While I understand the former (and agree); what do we make of the latter?  Are the two bound up in one another?  Granted, Barth speaks from a European context wherein the theological faculty actually functioned within the university system and the churches were largely nationalized…as differentiated from my own western experience of private Bible colleges and seminaries and a plethora of utterly (legally-mandated) state-separated churches.  He elaborates that if “theology allows itself to be called, or calls itself, a science, it cannot in so doing accept the obligation of submission to standards valid for other sciences” (p.10).  This must be so, according to Barth, because the world is not ordered in a sufficient manner that the sciences can properly account for things in such without themselves in some manner accounting for the theological content of the disorder of the cosmos.

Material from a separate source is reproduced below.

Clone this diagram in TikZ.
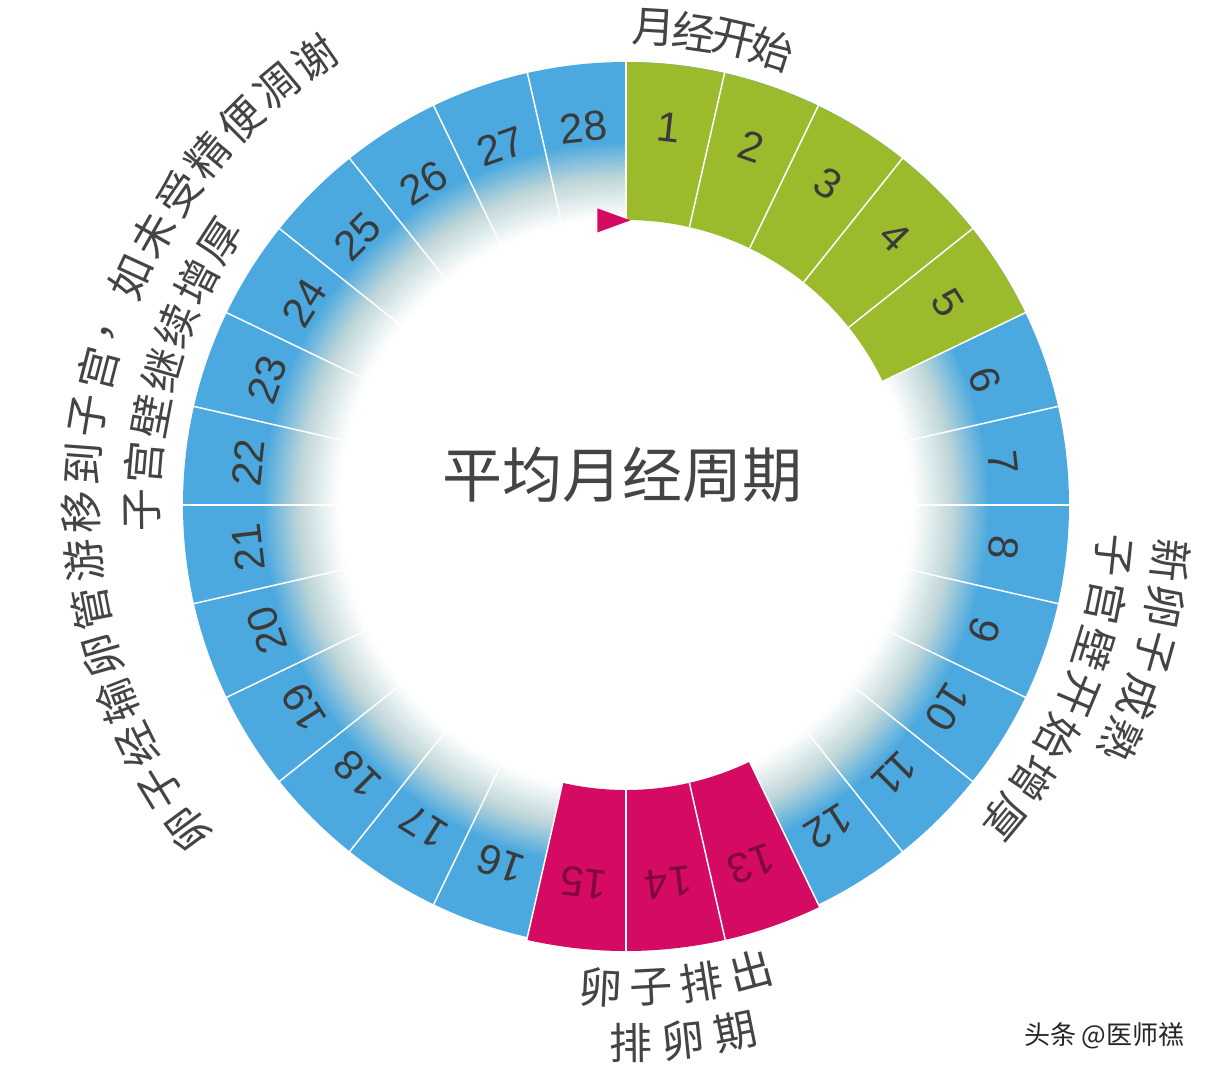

He provides three “practical reasons” for his assertion of theology as science: 1) it admits to its humanity rather than exalting itself above all else that is “science” recognizing that it is always still a “human concern for truth” (p.11); 2) “it makes a necessary protest against a general concept of science which is admittedly pagan” (p.11); and 3) it becomes a confession in “the forgiveness of sins” and therefore a confession that the Church refuses to cut the world off from salvation.

So in what sense can those of us who live us the Church in a society which has largely adopted already a separatist life apart from the world and science respond to what Barth has proposed?  Was he only speaking to his context or does he still have something to say to us in our private churches and schools?  Does theology still belong rightly to the sciences?  In what way and to what extent?